Well that's the theory anyway.
Where I saw this with my own eyes was my very first CO2 set up. I use a JBL system, and after breaking 2 glass diffusers :oops: I needed to get some CO2 in the tank a bit lively, so being a weekend, I had to dig out the JBL box and in it was one of the JBL spiral diffusers. With this type the bubble enters at the bottom and works it's way up the spiral. When the bubble starts it's journey it was around 3mm diameter and by the time it got to the top it was less than 1mm diameter. So a lot of the CO2 had obviously diffused into the water.
Nowadays I'm using the Aquamedic 1000 in line reactor and the contact time is greater, therefore more, if not most, of the CO2 gets dissolved .
I only get the odd small bubble coming out of the spraybar now and again so most of it must be diffused. Much more efficient than the spiral type, and the added bonus is you don't end up staring at a tank full of micro bubbles that you get with diffusers and some in line reactors :D .
So from my own observations I would say that the contact time is the key.
Now we've got that bit sussed, next on the list is distribution.
You can diffuse all the CO2 you like, but getting it distributed evenly around the tank...........well that's another matter altogether (and I've got the tee shirt :lol:. Been there, done that, got it wrong :oops: ).
 
Yeah, I agree. That's just life in the fast lane unfortunately. To get better CO2 you have to introduce a different technology which uses the principle of a carburettor and which reduces the diameter of the CO2 bubbles under high velocity. The small bubbles actually form a "mist" and when they make contact with the plant leaves they are assimilated much easier than when they are dissolved in water. These are referred to as Mazzei injectors, but that's a project for another day. Mazzei is an industrial pneumatic company and their products are used in the petrochemical and medical fields. The techniques and equipment are commonplace in the USA but are virtually unknown in the UK.

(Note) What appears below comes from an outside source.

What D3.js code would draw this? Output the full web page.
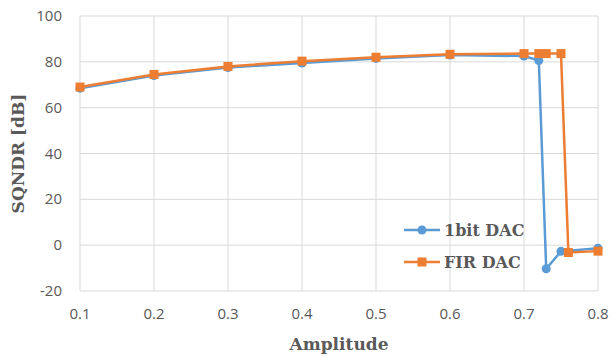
<!DOCTYPE html>
<html>
<head>
<meta charset="utf-8">
<script src="https://cdn.jsdelivr.net/npm/d3@7"></script>
<style>
  body { margin: 0; background: #fff; }
</style>
</head>
<body>
<div id="chart"></div>
<script>
// data
const amp1bit = [0.1, 0.2, 0.3, 0.4, 0.5, 0.6, 0.7, 0.72, 0.73, 0.75, 0.8];
const sqndr1bit = [68.5, 74, 77.5, 79.5, 81.5, 83, 82.5, 80.6, -10.3, -2.7, -1.3];
const ampFir = [0.1, 0.2, 0.3, 0.4, 0.5, 0.6, 0.7, 0.72, 0.73, 0.75, 0.76, 0.8];
const sqndrFir = [69, 74.5, 78, 80.3, 82, 83.3, 83.6, 83.6, 83.6, 83.6, -3.2, -2.6];
const xTicks = [0.1, 0.2, 0.3, 0.4, 0.5, 0.6, 0.7, 0.8];
const yTicks = [-20, 0, 20, 40, 60, 80, 100];

const width = 613, height = 356;
const margin = {top: 16, right: 15, bottom: 65, left: 80};

const svg = d3.select("#chart").append("svg")
  .attr("width", width)
  .attr("height", height);

const x = d3.scaleLinear().domain([0.1, 0.8]).range([margin.left, width - margin.right]);
const y = d3.scaleLinear().domain([-20, 100]).range([height - margin.bottom, margin.top]);

// grid
svg.append("g").selectAll("line").data(yTicks).enter().append("line")
  .attr("x1", x(0.1)).attr("x2", x(0.8))
  .attr("y1", d => y(d)).attr("y2", d => y(d))
  .attr("stroke", "#d9d9d9").attr("stroke-width", 1);
svg.append("g").selectAll("line").data(xTicks).enter().append("line")
  .attr("x1", d => x(d)).attr("x2", d => x(d))
  .attr("y1", y(-20)).attr("y2", y(100))
  .attr("stroke", "#d9d9d9").attr("stroke-width", 1);

// tick labels
svg.append("g").selectAll("text").data(yTicks).enter().append("text")
  .attr("x", margin.left - 18).attr("y", d => y(d) + 5)
  .attr("text-anchor", "end")
  .attr("font-family", "'Open Sans', sans-serif").attr("font-size", 15)
  .attr("fill", "#595959")
  .text(d => d);
svg.append("g").selectAll("text").data(xTicks).enter().append("text")
  .attr("x", d => x(d)).attr("y", y(-20) + 28)
  .attr("text-anchor", "middle")
  .attr("font-family", "'Open Sans', sans-serif").attr("font-size", 15)
  .attr("fill", "#595959")
  .text(d => d.toFixed(1));

// axis titles
svg.append("text")
  .attr("transform", "translate(24," + ((margin.top + y(-20)) / 2) + ") rotate(-90)")
  .attr("text-anchor", "middle")
  .attr("font-family", "'DejaVu Serif', serif").attr("font-weight", "bold").attr("font-size", 17)
  .attr("fill", "#595959")
  .text("SQNDR [dB]");
svg.append("text")
  .attr("x", (x(0.1) + x(0.8)) / 2).attr("y", 350)
  .attr("text-anchor", "middle")
  .attr("font-family", "'DejaVu Serif', serif").attr("font-weight", "bold").attr("font-size", 17)
  .attr("fill", "#595959")
  .text("Amplitude");

const line = d3.line().x(d => x(d[0])).y(d => y(d[1]));
const blue = "#5B9BD5", orange = "#ED7D31";
const d1 = amp1bit.map((a, i) => [a, sqndr1bit[i]]);
const d2 = ampFir.map((a, i) => [a, sqndrFir[i]]);

// 1bit DAC
svg.append("path").datum(d1).attr("d", line)
  .attr("fill", "none").attr("stroke", blue).attr("stroke-width", 2.5);
svg.append("g").selectAll("circle").data(d1).enter().append("circle")
  .attr("cx", d => x(d[0])).attr("cy", d => y(d[1])).attr("r", 4.5)
  .attr("fill", blue);

// FIR DAC
svg.append("path").datum(d2).attr("d", line)
  .attr("fill", "none").attr("stroke", orange).attr("stroke-width", 2.5);
svg.append("g").selectAll("rect").data(d2).enter().append("rect")
  .attr("x", d => x(d[0]) - 4.5).attr("y", d => y(d[1]) - 4.5)
  .attr("width", 9).attr("height", 9)
  .attr("fill", orange);

// legend
const legend = [
  {name: "1bit DAC", color: blue, shape: "circle"},
  {name: "FIR DAC", color: orange, shape: "square"}
];
legend.forEach((l, i) => {
  const ly = 230 + i * 32;
  const g = svg.append("g");
  g.append("line").attr("x1", 404).attr("x2", 440).attr("y1", ly).attr("y2", ly)
    .attr("stroke", l.color).attr("stroke-width", 2.5);
  if (l.shape === "circle") {
    g.append("circle").attr("cx", 422).attr("cy", ly).attr("r", 4.5).attr("fill", l.color);
  } else {
    g.append("rect").attr("x", 417.5).attr("y", ly - 4.5).attr("width", 9).attr("height", 9).attr("fill", l.color);
  }
  g.append("text").attr("x", 444).attr("y", ly + 6)
    .attr("font-family", "'DejaVu Serif', serif").attr("font-weight", "bold").attr("font-size", 16)
    .attr("fill", "#595959")
    .text(l.name);
});
</script>
</body>
</html>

The best you can hope to do with the rather crude diffusers is to saturate your sump using high injection rates, or, for those without sumps, to use external reactors which maximize contact time of water and gas.

Cheers,
 
Bobtastic said:
I am looking to get a Aqua Medic 1000 reactor (or something similar) to maximise the disolved Co2 and then I'm going to add another power head to help move the freshly disolved Co2 around the tank better.

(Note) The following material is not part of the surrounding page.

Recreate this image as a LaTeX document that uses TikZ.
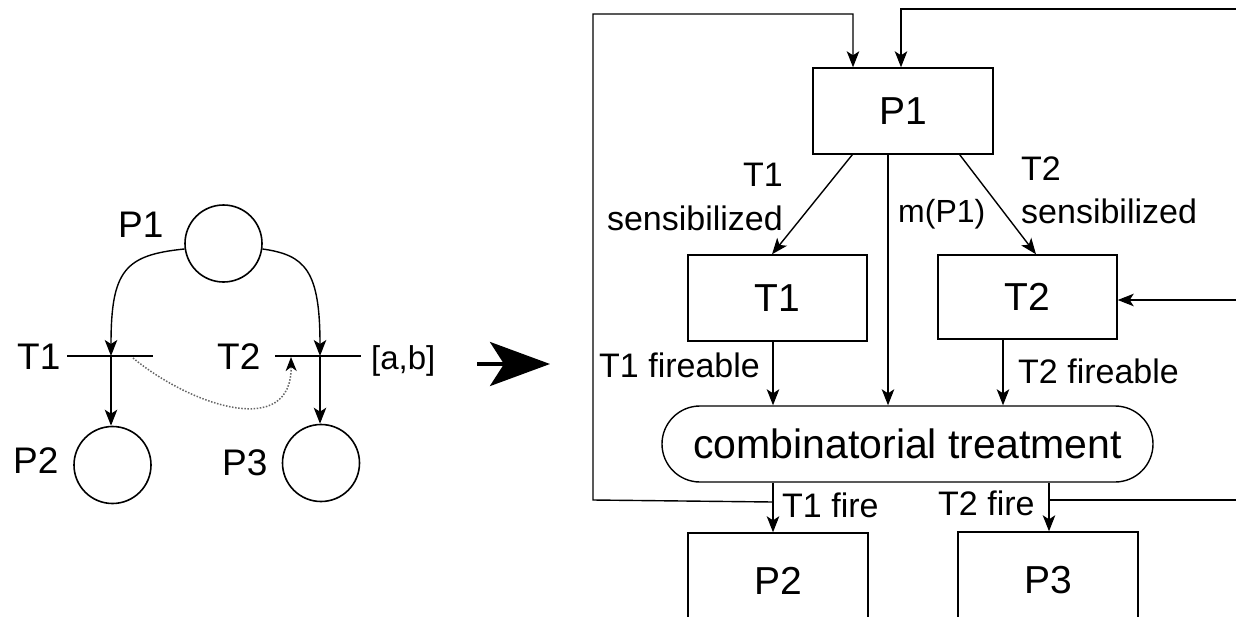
\documentclass[tikz,border=0pt]{standalone}
\usepackage{fontspec}
\setmainfont{Liberation Sans}
\usetikzlibrary{arrows.meta}
\newcommand{\fsz}[1]{\fontsize{#1}{#1}\selectfont}
\begin{document}
\begin{tikzpicture}[x=1pt,y=-1pt,
  conn/.style={line width=1.4pt, -{Stealth[length=16pt,width=12.5pt,inset=4pt]}},
  plain/.style={line width=1.4pt},
  box/.style={draw, line width=1.4pt, inner sep=0pt, font=\fsz{39}},
  place/.style={draw, circle, line width=1.6pt, minimum size=77pt, inner sep=0pt},
  lbl/.style={inner sep=0pt, font=\fsz{34}},
  big/.style={inner sep=0pt, font=\fsz{37}},
]
\useasboundingbox[fill=white] (0,0) rectangle (1236,616);

% ---------- left Petri net ----------
\node[place] (lP1) at (223.5,243.5) {};
\node[place] (lP2) at (112.5,465) {};
\node[place] (lP3) at (321,463) {};
\node[big, anchor=base west] (lP1l) at (118,237) {P1};
\node[big, anchor=base west] (lP2l) at (13,473) {P2};
\node[big, anchor=base west] (lP3l) at (222,475) {P3};
\node[big, anchor=base west] (lT1l) at (17,369) {T1};
\node[big, anchor=base west] (lT2l) at (217,369) {T2};
\node[lbl, anchor=base west, font=\fsz{33}] (ab) at (371,369) {[a,b]};

\coordinate (t1w) at (67,356);
\coordinate (t1e) at (153,356);
\coordinate (t1c) at (111,356);
\coordinate (t2w) at (275,356);
\coordinate (t2e) at (361,356);
\coordinate (t2c) at (320,356);
\draw[plain] (t1w) -- (t1e);
\draw[plain] (t2w) -- (t2e);
\draw[conn] (lP1.188) .. controls (125,255) and (111,270) .. (t1c);
\draw[conn] (lP1.-8) .. controls (305,255) and (320,270) .. (t2c);
\draw[conn] (t1c) -- (t1c |- lP2.north);
\draw[conn] (t2c) -- (t2c |- lP3.north);
\coordinate (ds) at (133,358);
\coordinate (de) at (291,357);
\draw[black!60, line width=1.5pt, dash pattern=on 1.5pt off 1.6pt, -{Stealth[length=14pt,width=11pt,inset=4pt,black]}] (ds) .. controls (190,405) and (292,440) .. (de);

% ---------- big arrow ----------
\coordinate (ba) at (477,364);
\coordinate (bb) at (550,364);
\draw[line width=4pt, -{Stealth[length=60pt,width=44pt,inset=14pt]}] (ba) -- (bb);

% ---------- right diagram ----------
\node[box, minimum width=180pt, minimum height=86pt] (P1) at (903,111) {P1};
\node[box, minimum width=179pt, minimum height=86pt] (T1) at (777.5,298) {T1};
\node[box, minimum width=179pt, minimum height=84pt] (T2) at (1027.5,297) {T2};
\node[box, rounded corners=38pt, minimum width=491pt, minimum height=76pt, font=\fsz{41}] (CT) at (907.5,444) {combinatorial treatment};
\node[box, minimum width=180pt, minimum height=96pt] (P2) at (778,581) {P2};
\node[box, minimum width=180pt, minimum height=96pt] (P3) at (1048,580) {P3};

\coordinate (p1a) at ([xshift=40pt]P1.south west);
\coordinate (t1a) at ([xshift=-5.5pt]T1.north);
\draw[conn] (p1a) -- (t1a);
\coordinate (p1b) at ([xshift=-34pt]P1.south east);
\coordinate (t2a) at ([xshift=8.5pt]T2.north);
\draw[conn] (p1b) -- (t2a);
\coordinate (p1c) at ([xshift=-15pt]P1.south);
\draw[conn] (p1c) -- (p1c |- CT.north);
\coordinate (t1b) at ([xshift=-4.5pt]T1.south);
\draw[conn] (t1b) -- (t1b |- CT.north);
\coordinate (t2b) at ([xshift=-24.5pt]T2.south);
\draw[conn] (t2b) -- (t2b |- CT.north);
\coordinate (c1) at (t1b |- CT.south);
\draw[conn] (c1) -- (c1 |- P2.north);
\coordinate (c2) at ([xshift=141.5pt]CT.south);
\draw[conn] (c2) -- (c2 |- P3.north);

% feedback loops
\coordinate (fb1) at (773,502);
\coordinate (p1top1) at ([xshift=-50pt]P1.north);
\draw[conn] (fb1) -- (593,500) -- (593,14) -- (p1top1 |- 0,14) -- (p1top1);
\coordinate (fb2) at (1049,500);
\coordinate (fbr) at (1236,500);
\draw[plain] (fb2) -- (fbr);
\coordinate (top2) at (1236,9);
\coordinate (p1top2) at ([xshift=-2pt]P1.north);
\draw[conn] (top2) -- (p1top2 |- top2) -- (p1top2);
\coordinate (rin) at (1236,300);
\draw[conn] (rin) -- (T2.east |- rin);

% labels
\node[lbl, anchor=base east] (s1a) at (783,186) {T1};
\node[lbl, anchor=base east] (s1b) at (783,230) {sensibilized};
\node[lbl, anchor=base west] (s2a) at (1021,180) {T2};
\node[lbl, anchor=base west] (s2b) at (1021,223) {sensibilized};
\node[lbl, anchor=base west, font=\fsz{32}] (mp) at (898,222) {m(P1)};
\node[lbl, anchor=base west] (f1) at (599,377) {T1 fireable};
\node[lbl, anchor=base west] (f2) at (1018,383) {T2 fireable};
\node[lbl, anchor=base west] (g1) at (782,517) {T1 fire};
\node[lbl, anchor=base west] (g2) at (938,515) {T2 fire};
\end{tikzpicture}
\end{document}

After a major leak on my DIY reactor and an Aquamedic 1000 turning up cheap im now using it. I get NO co2 from my bar at all.

I have mine VERY close to the filter soo its got to travel a further 2.5m once its out of the reactor.

Im also disolving enough to do a 500l tank and i think im a little higher than the normal 30ppm it is a capable reactor.
 
Hi all,
"to use external reactors which maximize contact time of water and gas."
&
"which reduces the diameter of the CO2 bubbles under high velocity. The small bubbles actually form a "mist" and when they make contact with the plant leaves they are assimilated much easier than when they are dissolved in water."
As suggested by Clive for maximum efficiency you need to combine long "residence time", with very small bubbles. Because of the surface area to volume ratio small bubbles dissolve much more quickly than large bubbles, (this is the difference in diameter cubed). The plus side is that CO2 is much more soluble than O2. For O2 injection the waste water industry has recently developed micro-bubble production using EPDM membrane diffusers.